Browsing the Amazon page linked at the close left me a little bewildered as to whether I'd need to pray the Stations to even read the book (let alone your sensible piety in authoring your own).

Her character's connection to Savonarola in intriguing, indeed all those fractious religious figures intrigue me, for they point to the abject 'neediness' we all suffer from, how does integrity form a human life (some mysteriously gifted with it; some not, equally mysteriously: as circumstances of birth or life dictate) under development?

Hubby and I inherited a large handsomely-framed 19th C color lithograph of to-us-unknown motif that featured Domininicans amidst vaulted tombstones. After a pleasant Sunday afternoon googling the artist's name I eventually found an illustration in a contemporanous book on Dante's Florence.
http://books.google.com/books?id=PZALAAAAYAAJ&pg=PA40-IA1#v=onepage&q&f=false
The scene? The Church of Santa Maria Novella's chiostrino del morte, established during those turbulent times when Savonarola tended to the pastoral needs of the flock in Florence.

It is comforting to know the Holy Sacrifice of the Mass is offered up the stairs to the Left in the picture (recall all classicall arranged Christian art are illuminated by top-left light, not so in this scene for it would have been a practical impossibility, the cloister gardens are at right (due West, corridor due South) sunlit only enters that space at dusk.

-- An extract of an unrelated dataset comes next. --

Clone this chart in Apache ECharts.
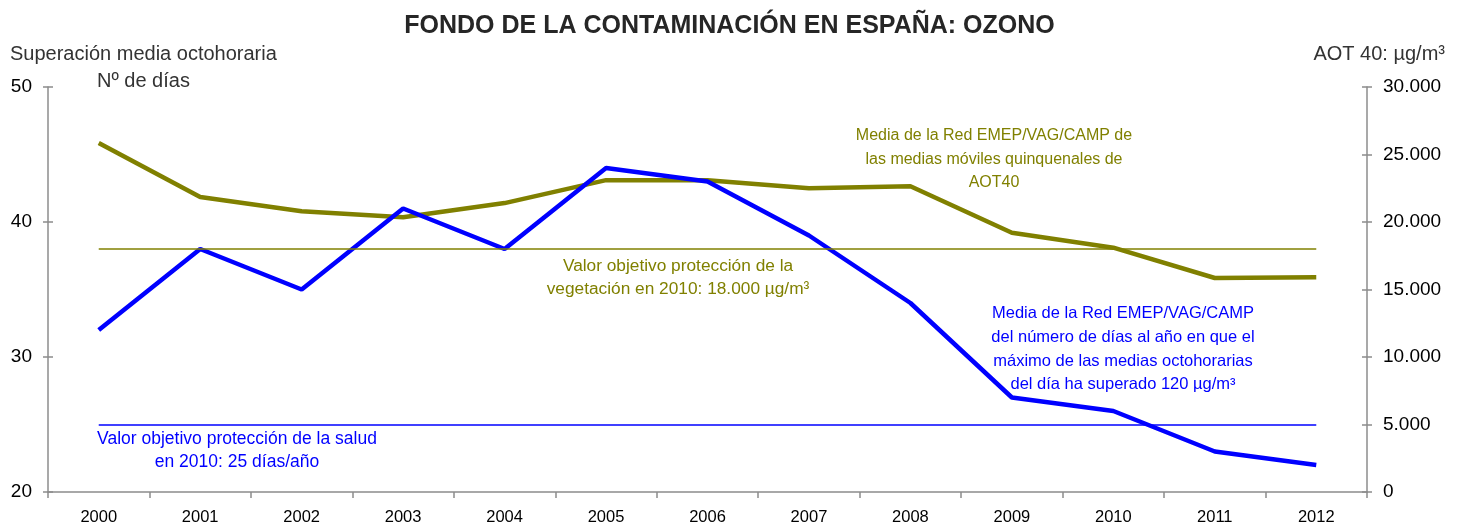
<!DOCTYPE html>
<html>
<head>
<meta charset="utf-8">
<script src="https://cdn.jsdelivr.net/npm/echarts@6/dist/echarts.min.js"></script>
<style>
  html, body { margin: 0; padding: 0; background: #fff; }
  #chart { width: 1459px; height: 526px; }
</style>
</head>
<body>
<div id="chart"></div>
<script>
// Years on the category axis
const years = ['2000','2001','2002','2003','2004','2005','2006','2007','2008','2009','2010','2011','2012'];
// Days per year on which the 8-hour mean maximum exceeded 120 µg/m³ (left axis)
const diasSuperacion = [32, 38, 35, 41, 38, 44, 43, 39, 34, 27, 26, 23, 22];
// Five-year moving average of AOT40, µg/m³·h (right axis)
const aot40 = [25850, 21850, 20800, 20350, 21400, 23100, 23100, 22500, 22650, 19200, 18100, 15850, 15900];
// Target values
const objetivoSalud = 25;        // days/year
const objetivoVegetacion = 18000; // µg/m³

const OLIVE = '#808000';
const BLUE = '#0000ff';
const AXIS = '#8c8c8c';
const FONT = '"Liberation Sans", Arial, sans-serif';

const chart = echarts.init(document.getElementById('chart'));

const fmtThousands = v => String(v).replace(/\B(?=(\d{3})+(?!\d))/g, '.');

const grid = { left: 48, right: 92, top: 87, bottom: 34 };

function valueAxis(opts) {
  return Object.assign({
    type: 'value',
    splitLine: { show: false },
    axisLine: { show: true, onZero: false, lineStyle: { color: AXIS, width: 1.5 } },
    axisTick: { show: true, length: 5, lineStyle: { color: AXIS, width: 1.5 } },
    axisLabel: { color: '#000', fontSize: 19, fontFamily: FONT, margin: 16 }
  }, opts);
}

chart.setOption({
  animation: false,
  backgroundColor: '#fff',
  textStyle: { fontFamily: FONT },
  title: {
    text: 'FONDO DE LA CONTAMINACIÓN EN ESPAÑA: OZONO',
    left: 'center', top: 9,
    textStyle: { fontSize: 25, fontWeight: 'bold', color: '#262626', fontFamily: FONT }
  },
  grid: grid,
  xAxis: {
    type: 'category',
    data: years,
    boundaryGap: true,
    axisLine: { lineStyle: { color: AXIS, width: 1.5 } },
    axisTick: { show: true, length: 6, lineStyle: { color: AXIS, width: 1.5 } },
    axisLabel: { color: '#000', fontSize: 16.5, fontFamily: FONT, margin: 17 }
  },
  yAxis: [
    valueAxis({ min: 20, max: 50, interval: 10, position: 'left' }),
    valueAxis({ min: 0, max: 30000, interval: 5000, position: 'right',
      axisLabel: { color: '#000', fontSize: 19, fontFamily: FONT, margin: 16, formatter: fmtThousands } }),
    // inner halves of the tick marks, so ticks cross the axis lines
    valueAxis({ min: 20, max: 50, interval: 10, position: 'left',
      axisLine: { show: false }, axisLabel: { show: false },
      axisTick: { show: true, inside: true, length: 5, lineStyle: { color: AXIS, width: 1.5 } } }),
    valueAxis({ min: 0, max: 30000, interval: 5000, position: 'right',
      axisLine: { show: false }, axisLabel: { show: false },
      axisTick: { show: true, inside: true, length: 5, lineStyle: { color: AXIS, width: 1.5 } } })
  ],
  series: [
    {
      name: 'AOT40',
      type: 'line',
      yAxisIndex: 1,
      data: aot40,
      symbol: 'none',
      lineStyle: { color: OLIVE, width: 4.5 },
      z: 3,
      markLine: {
        silent: true, symbol: 'none', label: { show: false },
        lineStyle: { color: OLIVE, width: 1.5, type: 'solid' },
        data: [[
          { coord: [years[0], objetivoVegetacion] },
          { coord: [years[years.length - 1], objetivoVegetacion] }
        ]]
      }
    },
    {
      name: 'Días',
      type: 'line',
      yAxisIndex: 0,
      data: diasSuperacion,
      symbol: 'none',
      lineStyle: { color: BLUE, width: 4.5 },
      z: 4,
      markLine: {
        silent: true, symbol: 'none', label: { show: false },
        lineStyle: { color: BLUE, width: 1.5, type: 'solid' },
        data: [[
          { coord: [years[0], objetivoSalud] },
          { coord: [years[years.length - 1], objetivoSalud] }
        ]]
      }
    }
  ],
  graphic: [
    { type: 'text', left: 10, top: 44,
      style: { text: 'Superación media octohoraria', font: '20px ' + FONT, fill: '#333' } },
    { type: 'text', left: 97, top: 71,
      style: { text: 'Nº de días', font: '20px ' + FONT, fill: '#333' } },
    { type: 'text', right: 14, top: 44,
      style: { text: 'AOT 40: µg/m³', font: '20px ' + FONT, fill: '#333' } },
    { type: 'text', x: 994, y: 124,
      style: { text: 'Media de la Red EMEP/VAG/CAMP de\nlas medias móviles quinquenales de\nAOT40',
        font: '16px ' + FONT, fill: OLIVE, align: 'center', lineHeight: 23.5 } },
    { type: 'text', x: 678, y: 255,
      style: { text: 'Valor objetivo protección de la\nvegetación en 2010: 18.000 µg/m³',
        font: '17.3px ' + FONT, fill: OLIVE, align: 'center', lineHeight: 22.5 } },
    { type: 'text', x: 1123, y: 302,
      style: { text: 'Media de la Red EMEP/VAG/CAMP\ndel número de días al año en que el\nmáximo de las medias octohorarias\ndel día ha superado 120 µg/m³',
        font: '16.5px ' + FONT, fill: BLUE, align: 'center', lineHeight: 23.7 } },
    { type: 'text', x: 237, y: 427,
      style: { text: 'Valor objetivo protección de la salud\nen 2010: 25 días/año',
        font: '17.5px ' + FONT, fill: BLUE, align: 'center', lineHeight: 23.5 } }
  ]
});
</script>
</body>
</html>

And yet, consolingly, the image's message is more profound - the cloister garden symbolizes hoped-for-light of the Resurrection on a day-yet-to-come (painted when it was, as night falls) the only actual "light" in such a quiet realist depiction of the religious community's life is the Liturgy, the Eucharist, continued at all times by praying the Hours (as the consecrated men and women in habits appear to be doing (the frescoes on the heavenly vaults are really blue and gold, not black and white as the text shows). Even the wrought iron gates are imagined in faith - they take the form of the tree of life motif: the Jesse tree (the cross, of course)

Unfortunately the epic floods of '66 did irreparable damage at this location - the site of the painting isn't open to the public for it is still being restored. I've never visited this place (and we have no clue who in our distant extended family may have and acquired this as a souvenir, but thanks to the wonders of the internet I can share a happy jaunt on behalf of the holy souls in purgatory, including hopefully all those unsavory Christian characters immortalized in Historic Fiction!